Data for this task –
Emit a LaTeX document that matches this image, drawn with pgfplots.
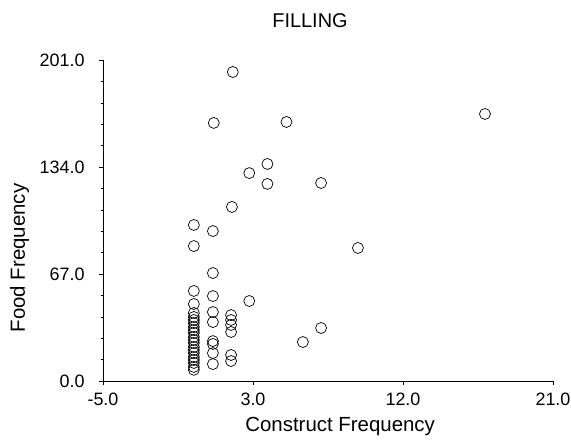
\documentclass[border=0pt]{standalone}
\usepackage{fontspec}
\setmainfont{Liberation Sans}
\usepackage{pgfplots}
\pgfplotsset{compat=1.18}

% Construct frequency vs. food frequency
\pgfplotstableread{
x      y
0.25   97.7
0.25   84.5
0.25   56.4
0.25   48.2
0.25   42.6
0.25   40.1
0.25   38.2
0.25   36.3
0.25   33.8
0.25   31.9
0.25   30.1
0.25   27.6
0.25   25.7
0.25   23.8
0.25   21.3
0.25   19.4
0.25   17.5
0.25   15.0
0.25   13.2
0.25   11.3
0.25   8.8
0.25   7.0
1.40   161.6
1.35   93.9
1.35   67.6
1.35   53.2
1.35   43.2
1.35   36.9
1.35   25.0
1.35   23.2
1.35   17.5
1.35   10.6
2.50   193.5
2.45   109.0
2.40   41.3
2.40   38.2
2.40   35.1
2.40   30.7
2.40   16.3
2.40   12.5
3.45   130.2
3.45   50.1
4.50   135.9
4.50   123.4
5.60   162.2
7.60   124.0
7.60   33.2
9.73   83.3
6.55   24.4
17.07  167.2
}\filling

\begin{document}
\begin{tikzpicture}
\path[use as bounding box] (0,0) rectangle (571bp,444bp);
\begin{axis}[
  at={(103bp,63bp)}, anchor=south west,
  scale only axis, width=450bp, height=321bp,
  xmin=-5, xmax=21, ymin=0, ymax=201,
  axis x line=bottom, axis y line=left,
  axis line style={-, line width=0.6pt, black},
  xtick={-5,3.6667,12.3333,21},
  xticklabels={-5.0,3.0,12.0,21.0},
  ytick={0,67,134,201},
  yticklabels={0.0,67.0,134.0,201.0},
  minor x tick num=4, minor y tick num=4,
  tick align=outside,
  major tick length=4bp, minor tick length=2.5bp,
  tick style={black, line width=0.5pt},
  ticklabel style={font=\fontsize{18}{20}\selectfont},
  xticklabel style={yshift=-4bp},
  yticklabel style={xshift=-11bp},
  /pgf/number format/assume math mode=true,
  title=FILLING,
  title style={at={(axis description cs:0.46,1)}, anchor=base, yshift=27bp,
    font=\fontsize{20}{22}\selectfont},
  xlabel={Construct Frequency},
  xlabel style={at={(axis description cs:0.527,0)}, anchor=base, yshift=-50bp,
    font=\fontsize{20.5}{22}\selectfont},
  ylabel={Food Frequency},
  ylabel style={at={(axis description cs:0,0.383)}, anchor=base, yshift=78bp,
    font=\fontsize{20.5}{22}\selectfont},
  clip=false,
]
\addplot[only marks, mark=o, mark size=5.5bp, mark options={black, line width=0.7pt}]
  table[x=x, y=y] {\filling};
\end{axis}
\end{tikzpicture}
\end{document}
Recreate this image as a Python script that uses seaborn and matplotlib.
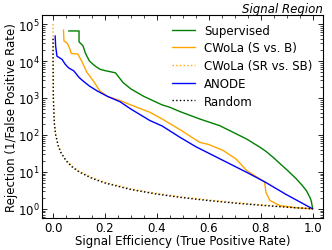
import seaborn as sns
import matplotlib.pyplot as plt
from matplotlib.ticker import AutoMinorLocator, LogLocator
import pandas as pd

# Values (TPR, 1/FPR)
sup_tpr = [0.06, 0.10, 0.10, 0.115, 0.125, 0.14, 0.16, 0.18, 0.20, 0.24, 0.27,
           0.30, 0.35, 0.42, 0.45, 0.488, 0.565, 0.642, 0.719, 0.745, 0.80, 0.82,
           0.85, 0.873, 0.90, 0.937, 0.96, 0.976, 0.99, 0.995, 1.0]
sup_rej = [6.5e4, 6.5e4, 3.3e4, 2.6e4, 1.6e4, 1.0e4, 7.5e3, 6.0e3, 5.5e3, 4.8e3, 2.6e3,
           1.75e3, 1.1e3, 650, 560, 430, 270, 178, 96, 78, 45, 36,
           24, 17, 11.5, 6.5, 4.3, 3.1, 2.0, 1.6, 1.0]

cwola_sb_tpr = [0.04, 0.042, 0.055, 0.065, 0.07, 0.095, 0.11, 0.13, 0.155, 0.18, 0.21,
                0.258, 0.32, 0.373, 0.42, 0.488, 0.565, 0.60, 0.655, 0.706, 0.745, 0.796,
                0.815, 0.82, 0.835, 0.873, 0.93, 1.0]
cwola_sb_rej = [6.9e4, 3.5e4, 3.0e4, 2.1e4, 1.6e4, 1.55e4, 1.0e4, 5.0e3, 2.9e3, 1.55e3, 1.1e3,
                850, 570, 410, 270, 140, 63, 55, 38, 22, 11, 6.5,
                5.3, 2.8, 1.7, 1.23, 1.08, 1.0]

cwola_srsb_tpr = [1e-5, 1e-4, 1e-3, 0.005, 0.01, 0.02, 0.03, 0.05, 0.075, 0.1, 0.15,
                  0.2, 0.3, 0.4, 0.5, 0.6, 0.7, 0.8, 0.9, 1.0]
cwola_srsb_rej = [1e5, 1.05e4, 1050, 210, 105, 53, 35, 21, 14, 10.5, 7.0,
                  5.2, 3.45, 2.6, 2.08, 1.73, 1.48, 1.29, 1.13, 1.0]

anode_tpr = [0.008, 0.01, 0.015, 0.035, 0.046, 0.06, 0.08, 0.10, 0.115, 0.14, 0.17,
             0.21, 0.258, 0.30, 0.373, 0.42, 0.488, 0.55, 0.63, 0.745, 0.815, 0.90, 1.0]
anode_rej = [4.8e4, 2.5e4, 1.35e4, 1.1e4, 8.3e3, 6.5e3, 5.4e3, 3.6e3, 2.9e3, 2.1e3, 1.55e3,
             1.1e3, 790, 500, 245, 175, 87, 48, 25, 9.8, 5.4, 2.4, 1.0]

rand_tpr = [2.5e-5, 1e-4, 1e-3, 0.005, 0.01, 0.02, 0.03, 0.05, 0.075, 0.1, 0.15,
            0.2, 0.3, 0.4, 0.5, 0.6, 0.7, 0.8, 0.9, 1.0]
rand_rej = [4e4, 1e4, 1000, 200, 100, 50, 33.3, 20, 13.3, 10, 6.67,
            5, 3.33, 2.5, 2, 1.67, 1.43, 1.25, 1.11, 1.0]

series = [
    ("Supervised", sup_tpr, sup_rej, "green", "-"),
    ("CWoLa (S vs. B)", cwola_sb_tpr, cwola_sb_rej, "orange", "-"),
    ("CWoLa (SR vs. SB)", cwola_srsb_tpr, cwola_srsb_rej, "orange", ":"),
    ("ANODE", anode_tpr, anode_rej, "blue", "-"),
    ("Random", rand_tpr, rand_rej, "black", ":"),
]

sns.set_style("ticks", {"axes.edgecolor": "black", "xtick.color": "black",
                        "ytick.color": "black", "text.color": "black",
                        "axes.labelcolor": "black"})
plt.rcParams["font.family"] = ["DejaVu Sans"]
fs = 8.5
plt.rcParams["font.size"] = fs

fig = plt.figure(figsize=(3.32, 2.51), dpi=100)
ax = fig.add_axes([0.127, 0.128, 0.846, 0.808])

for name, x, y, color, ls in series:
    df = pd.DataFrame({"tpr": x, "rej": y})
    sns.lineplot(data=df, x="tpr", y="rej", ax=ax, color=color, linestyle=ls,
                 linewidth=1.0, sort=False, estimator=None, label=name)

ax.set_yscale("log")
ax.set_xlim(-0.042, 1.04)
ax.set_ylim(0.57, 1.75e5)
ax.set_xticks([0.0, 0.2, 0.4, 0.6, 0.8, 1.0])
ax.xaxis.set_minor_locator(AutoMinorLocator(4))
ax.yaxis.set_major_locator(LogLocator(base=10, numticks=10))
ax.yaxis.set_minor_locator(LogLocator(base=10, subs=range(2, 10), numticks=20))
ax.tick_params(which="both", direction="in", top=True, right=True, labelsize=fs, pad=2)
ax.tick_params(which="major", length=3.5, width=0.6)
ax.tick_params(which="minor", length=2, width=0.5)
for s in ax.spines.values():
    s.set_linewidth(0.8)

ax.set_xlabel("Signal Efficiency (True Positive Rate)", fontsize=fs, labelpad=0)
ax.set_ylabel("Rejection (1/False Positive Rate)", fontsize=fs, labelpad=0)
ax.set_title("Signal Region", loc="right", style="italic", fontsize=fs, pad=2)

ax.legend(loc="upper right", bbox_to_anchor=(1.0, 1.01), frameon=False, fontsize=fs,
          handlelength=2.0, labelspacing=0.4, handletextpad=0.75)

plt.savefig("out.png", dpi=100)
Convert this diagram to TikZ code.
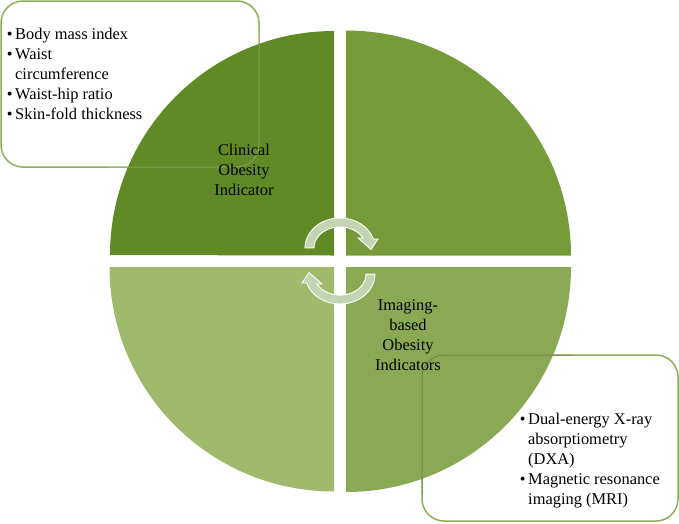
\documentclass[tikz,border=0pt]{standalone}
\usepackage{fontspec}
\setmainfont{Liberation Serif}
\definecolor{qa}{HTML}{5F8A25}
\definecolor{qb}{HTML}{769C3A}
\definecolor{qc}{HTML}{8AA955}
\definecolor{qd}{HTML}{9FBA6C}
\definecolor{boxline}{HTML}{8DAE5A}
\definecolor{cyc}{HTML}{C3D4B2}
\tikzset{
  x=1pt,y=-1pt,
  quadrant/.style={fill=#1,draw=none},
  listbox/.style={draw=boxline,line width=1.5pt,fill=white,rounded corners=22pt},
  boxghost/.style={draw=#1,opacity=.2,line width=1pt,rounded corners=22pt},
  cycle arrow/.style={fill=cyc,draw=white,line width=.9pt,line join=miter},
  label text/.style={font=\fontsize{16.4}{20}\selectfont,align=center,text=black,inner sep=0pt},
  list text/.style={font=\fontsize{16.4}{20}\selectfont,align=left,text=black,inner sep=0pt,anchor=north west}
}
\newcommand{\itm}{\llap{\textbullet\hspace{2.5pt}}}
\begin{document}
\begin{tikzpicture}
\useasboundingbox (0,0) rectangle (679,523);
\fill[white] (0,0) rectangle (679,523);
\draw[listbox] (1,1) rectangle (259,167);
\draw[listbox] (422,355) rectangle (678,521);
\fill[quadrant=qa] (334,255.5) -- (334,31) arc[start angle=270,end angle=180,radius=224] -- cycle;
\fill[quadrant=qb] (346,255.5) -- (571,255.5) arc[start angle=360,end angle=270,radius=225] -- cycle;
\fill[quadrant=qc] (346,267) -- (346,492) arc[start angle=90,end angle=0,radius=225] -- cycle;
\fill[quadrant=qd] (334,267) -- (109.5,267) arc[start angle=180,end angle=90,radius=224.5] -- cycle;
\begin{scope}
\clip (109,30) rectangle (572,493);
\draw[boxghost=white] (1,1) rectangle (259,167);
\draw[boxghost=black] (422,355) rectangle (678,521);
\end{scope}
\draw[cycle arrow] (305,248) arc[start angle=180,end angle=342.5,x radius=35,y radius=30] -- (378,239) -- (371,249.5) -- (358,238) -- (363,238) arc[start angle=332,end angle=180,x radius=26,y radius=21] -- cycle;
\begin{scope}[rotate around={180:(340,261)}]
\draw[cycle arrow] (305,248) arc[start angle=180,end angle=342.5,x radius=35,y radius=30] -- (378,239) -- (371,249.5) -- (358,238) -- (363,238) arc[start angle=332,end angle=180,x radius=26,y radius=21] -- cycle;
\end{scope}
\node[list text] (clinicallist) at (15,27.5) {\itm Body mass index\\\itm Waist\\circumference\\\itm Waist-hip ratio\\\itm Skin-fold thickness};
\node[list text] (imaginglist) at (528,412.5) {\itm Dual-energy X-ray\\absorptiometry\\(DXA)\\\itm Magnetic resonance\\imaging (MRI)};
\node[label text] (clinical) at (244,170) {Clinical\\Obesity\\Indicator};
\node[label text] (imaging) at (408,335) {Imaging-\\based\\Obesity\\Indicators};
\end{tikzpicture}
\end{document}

Aim –
Go up to the line with "Recreate this image" and retype exactly from there through the line with "import pandas as pd". Leave out pictures.

Task result –
Recreate this image as a Python script that uses seaborn and matplotlib.
import seaborn as sns
import matplotlib.pyplot as plt
from matplotlib.ticker import AutoMinorLocator, LogLocator
import pandas as pd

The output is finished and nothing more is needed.